Some time ago, I had the idea (I have no idea where it came from, although I'm sure it had something to do with the metta, loving kindness, practices that I had been doing.), to try to send love to someone who I thought it would be impossible to send love to. So I chose Dick Cheney.
I went online and started looking at images of Dick Cheney. I wanted one in which he looked particularly scornful or contemptuous. There were quite a few to choose from.
The one I chose was one of him looking slightly to the left, wearing glasses with a thin black frames. To me, his eyes appeared cold and hard, rather like those of a predator. The left side of his mouth was curled in a wonderfully contemptuous look.
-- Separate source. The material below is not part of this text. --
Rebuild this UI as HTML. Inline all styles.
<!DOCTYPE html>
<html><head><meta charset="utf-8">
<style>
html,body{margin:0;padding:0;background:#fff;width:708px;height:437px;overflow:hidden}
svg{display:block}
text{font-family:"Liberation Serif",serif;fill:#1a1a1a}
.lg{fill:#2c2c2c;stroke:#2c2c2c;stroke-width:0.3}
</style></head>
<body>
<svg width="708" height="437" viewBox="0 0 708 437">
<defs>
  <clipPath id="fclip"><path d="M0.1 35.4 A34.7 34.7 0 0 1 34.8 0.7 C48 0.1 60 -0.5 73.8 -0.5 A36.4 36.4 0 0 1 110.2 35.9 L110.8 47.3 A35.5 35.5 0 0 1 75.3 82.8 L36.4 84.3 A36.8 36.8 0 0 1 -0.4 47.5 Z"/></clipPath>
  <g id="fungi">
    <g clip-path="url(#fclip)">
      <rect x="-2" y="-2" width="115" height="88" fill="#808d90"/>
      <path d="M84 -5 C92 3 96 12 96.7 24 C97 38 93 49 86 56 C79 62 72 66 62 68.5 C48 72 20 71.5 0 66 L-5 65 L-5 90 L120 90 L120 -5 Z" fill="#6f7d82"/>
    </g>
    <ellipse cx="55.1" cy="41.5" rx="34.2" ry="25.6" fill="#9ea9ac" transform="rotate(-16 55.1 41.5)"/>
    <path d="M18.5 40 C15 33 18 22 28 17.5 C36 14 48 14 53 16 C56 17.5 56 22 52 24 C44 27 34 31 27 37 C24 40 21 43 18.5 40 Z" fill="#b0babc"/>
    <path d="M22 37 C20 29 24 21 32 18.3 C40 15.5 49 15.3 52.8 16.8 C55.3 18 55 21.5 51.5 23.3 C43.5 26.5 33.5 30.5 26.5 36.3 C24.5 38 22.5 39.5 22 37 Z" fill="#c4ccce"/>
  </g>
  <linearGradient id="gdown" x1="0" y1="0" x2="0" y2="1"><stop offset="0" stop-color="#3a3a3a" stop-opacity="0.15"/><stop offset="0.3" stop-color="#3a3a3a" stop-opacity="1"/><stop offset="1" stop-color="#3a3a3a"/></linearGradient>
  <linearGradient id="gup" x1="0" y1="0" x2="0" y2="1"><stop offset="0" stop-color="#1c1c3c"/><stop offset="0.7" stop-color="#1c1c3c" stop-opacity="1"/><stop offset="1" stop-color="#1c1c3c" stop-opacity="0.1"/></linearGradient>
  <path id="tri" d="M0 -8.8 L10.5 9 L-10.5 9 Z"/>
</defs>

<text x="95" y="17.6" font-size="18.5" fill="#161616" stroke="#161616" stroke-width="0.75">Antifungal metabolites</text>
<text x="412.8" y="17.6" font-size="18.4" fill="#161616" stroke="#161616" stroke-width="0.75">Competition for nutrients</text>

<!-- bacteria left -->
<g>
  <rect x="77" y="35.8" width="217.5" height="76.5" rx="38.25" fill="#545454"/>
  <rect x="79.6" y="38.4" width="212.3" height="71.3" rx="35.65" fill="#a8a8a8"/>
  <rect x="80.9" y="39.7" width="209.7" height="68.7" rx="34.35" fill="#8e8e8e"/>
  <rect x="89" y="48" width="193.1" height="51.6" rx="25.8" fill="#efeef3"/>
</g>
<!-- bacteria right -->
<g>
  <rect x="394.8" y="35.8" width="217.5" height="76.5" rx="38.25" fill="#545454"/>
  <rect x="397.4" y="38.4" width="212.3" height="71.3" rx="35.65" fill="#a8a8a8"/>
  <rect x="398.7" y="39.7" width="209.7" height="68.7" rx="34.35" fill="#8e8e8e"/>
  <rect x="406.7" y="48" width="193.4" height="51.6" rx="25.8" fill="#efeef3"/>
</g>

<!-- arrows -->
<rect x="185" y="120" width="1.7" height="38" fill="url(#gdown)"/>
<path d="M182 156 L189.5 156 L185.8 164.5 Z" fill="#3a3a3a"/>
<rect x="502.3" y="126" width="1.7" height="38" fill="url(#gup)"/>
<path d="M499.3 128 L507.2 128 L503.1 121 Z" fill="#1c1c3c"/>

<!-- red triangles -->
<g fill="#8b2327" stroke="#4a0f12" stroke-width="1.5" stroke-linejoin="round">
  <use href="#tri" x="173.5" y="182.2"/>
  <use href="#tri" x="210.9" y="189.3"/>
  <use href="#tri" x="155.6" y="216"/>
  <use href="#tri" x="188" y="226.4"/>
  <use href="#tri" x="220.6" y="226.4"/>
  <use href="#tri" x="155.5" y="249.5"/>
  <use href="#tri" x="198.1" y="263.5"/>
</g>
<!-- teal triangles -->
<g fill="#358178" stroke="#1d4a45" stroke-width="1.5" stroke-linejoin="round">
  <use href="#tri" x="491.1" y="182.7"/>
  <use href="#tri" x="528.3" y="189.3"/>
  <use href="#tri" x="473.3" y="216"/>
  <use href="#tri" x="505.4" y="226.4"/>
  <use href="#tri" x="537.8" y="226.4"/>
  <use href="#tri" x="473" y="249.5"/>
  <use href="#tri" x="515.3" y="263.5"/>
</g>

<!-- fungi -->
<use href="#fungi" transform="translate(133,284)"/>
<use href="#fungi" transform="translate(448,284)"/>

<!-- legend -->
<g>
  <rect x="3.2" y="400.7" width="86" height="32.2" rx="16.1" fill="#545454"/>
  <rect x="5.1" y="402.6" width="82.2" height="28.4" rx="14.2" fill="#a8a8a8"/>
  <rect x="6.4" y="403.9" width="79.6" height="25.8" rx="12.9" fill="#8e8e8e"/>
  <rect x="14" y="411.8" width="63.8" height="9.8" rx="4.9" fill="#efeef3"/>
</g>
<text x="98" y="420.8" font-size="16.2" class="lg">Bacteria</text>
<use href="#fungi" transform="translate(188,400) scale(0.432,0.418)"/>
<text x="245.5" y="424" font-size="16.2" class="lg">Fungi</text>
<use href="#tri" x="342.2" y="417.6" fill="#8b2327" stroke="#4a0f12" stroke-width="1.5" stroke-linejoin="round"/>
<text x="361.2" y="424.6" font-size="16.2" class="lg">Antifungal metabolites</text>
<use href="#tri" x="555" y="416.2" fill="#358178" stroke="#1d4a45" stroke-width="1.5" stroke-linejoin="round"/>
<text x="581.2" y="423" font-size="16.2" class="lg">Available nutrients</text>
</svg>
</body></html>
I believe a similar picture starred in the TV series "Lie To Me" as an example of contempt.
When I printed it out some ink ran onto the top left of the piece of paper in the form of something like a raven pecking at carrion. It seemed apt. I still have this image now.
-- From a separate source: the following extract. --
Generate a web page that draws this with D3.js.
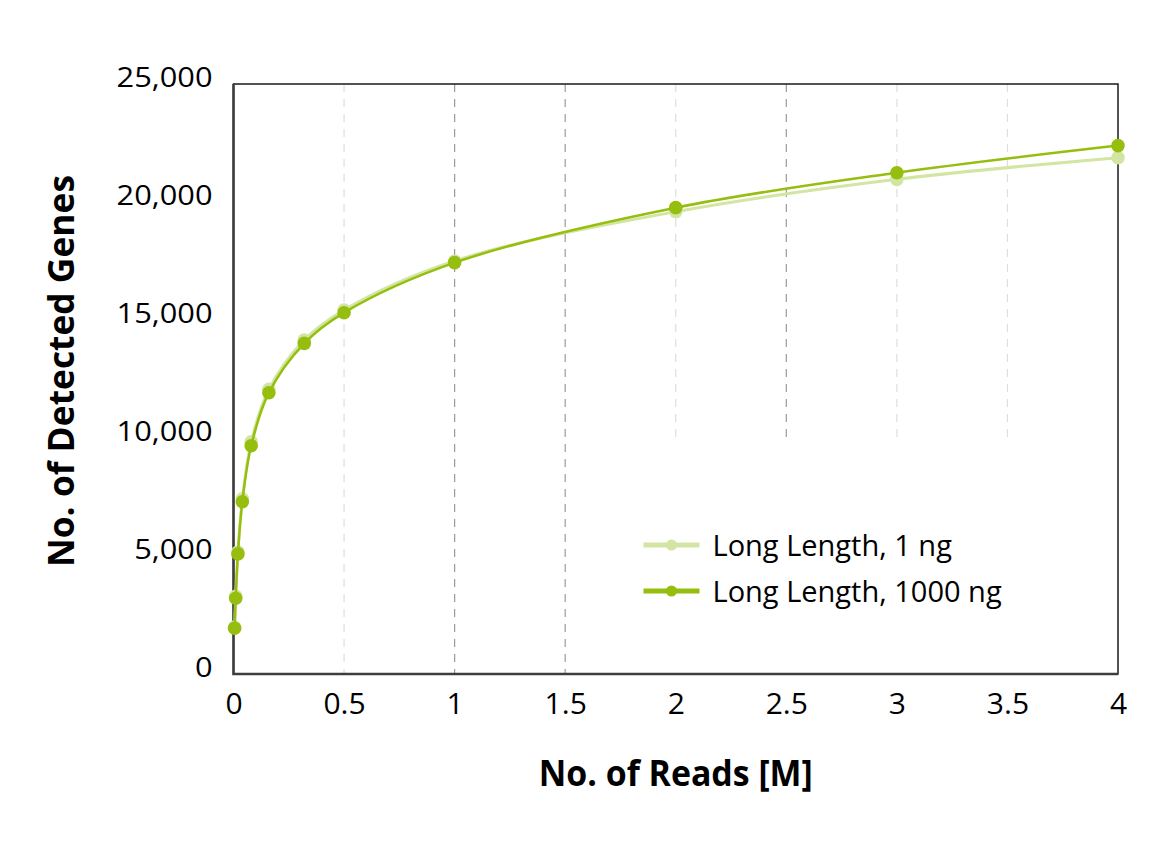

I sat in meditation with the image. At first, I had my eyes open, but then, each time I started, after a few minutes I was able to close my eyes and see the picture. At first, it was really difficult to find anything to love. What was in the way? My thoughts and my stories about who this person was. In my mind, I had already arrested, charged, convicted, and sentenced him, but there was something in the eyes, even early on in my meditation.
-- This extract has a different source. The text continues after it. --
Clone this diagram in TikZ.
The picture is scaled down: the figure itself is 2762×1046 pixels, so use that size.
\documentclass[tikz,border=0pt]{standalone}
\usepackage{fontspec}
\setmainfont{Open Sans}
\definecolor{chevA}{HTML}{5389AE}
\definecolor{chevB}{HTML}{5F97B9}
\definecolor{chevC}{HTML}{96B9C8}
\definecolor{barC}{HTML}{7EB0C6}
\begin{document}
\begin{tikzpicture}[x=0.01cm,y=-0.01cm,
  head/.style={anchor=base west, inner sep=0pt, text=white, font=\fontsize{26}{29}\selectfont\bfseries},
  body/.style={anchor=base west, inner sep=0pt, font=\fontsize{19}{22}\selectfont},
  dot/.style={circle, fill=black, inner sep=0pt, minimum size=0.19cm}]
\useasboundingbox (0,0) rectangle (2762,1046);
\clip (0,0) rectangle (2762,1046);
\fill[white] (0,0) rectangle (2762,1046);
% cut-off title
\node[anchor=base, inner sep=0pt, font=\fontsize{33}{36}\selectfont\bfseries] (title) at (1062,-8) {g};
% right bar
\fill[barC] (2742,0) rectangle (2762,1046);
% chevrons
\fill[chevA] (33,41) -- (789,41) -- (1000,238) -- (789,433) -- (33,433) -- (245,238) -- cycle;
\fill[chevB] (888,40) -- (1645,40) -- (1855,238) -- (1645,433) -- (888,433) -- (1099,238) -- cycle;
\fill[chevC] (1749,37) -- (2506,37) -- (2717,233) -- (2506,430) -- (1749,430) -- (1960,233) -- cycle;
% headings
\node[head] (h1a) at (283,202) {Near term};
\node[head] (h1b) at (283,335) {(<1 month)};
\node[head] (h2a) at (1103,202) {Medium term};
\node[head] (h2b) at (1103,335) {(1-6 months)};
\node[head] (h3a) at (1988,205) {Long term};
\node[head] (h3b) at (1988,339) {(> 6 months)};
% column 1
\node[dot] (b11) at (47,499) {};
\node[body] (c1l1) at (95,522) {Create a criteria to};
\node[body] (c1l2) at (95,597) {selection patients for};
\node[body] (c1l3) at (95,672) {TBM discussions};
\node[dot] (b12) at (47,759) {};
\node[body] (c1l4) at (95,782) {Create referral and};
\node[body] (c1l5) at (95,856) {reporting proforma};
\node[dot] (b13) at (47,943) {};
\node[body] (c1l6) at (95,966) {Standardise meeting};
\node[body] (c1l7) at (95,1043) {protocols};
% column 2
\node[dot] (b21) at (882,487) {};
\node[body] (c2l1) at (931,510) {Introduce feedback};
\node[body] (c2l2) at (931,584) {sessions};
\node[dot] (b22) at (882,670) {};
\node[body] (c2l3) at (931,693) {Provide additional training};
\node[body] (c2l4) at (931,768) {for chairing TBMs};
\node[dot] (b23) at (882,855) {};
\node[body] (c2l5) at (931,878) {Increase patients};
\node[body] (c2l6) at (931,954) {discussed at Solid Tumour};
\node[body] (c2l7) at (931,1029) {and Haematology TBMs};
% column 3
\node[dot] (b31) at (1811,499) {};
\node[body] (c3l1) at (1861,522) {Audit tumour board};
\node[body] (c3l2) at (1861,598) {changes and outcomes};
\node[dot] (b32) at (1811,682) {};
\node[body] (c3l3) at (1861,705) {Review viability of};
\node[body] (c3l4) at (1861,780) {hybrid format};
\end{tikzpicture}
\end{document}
I did some research to try and find something to like about the man. The one thing I found which seemed really important at the time was his support for his daughter Mary who was gay. He even financed his daughter's same sex marriage, although he didn't attend the wedding ceremony. He actually made himself very unpopular with some circles in America by not opposing gay marriage.
There was something in the eyes. I kept coming back to the eyes. If you spend long enough looking into someone's eyes, even in a photograph, things begin to change. Gradually I began to see someone who was suffering.
Gradually, the stories I had began to seem less important. Also, over time, the contemptuous look began to appear more and more like pain. It began to look like an outward expression of something horrible, something diseased inside--something dis-eased. There was still a me here feeling sorry for a him there. The feeling was akin to pity, which is a me-other thing, but things were changing.
I began to realize more and more how my own feelings, my own stories about him, were the barrier that divided us. Also, a bit more subtly, my own feelings of scorn, of superiority, of separation into good and bad, and of right and wrong, began to arise. This is what keeps us small, constricted, and separate from one another. This is caused not by the feelings themselves, but by our denial of them, our unwillingness to acknowledge that we, human beings that we are, have such feelings. And this acknowledgment, this noticing, was what finally allowed me to connect with Uncle Dick. I used the word love rather provocatively in the title. I don't know whether it was love, but the mingling of his pain with my pain was something very similar to love.
When we stop holding our opinions, or, at least, stop holding them so tightly, when we really connect with another person, we are taking a risk. It is the risk that we will change, and without our opinions, we won't know who we are. Our me knows it. Who am I when I'm not in opposition to Dick Cheney, Donald Trump, Boris Johnson, etc.? This doesn't mean we don't try to change the world. What I think it means is that we try to change the world without being in opposition to the way it is, leaving our judge and jury behind. I'm not sure how this works.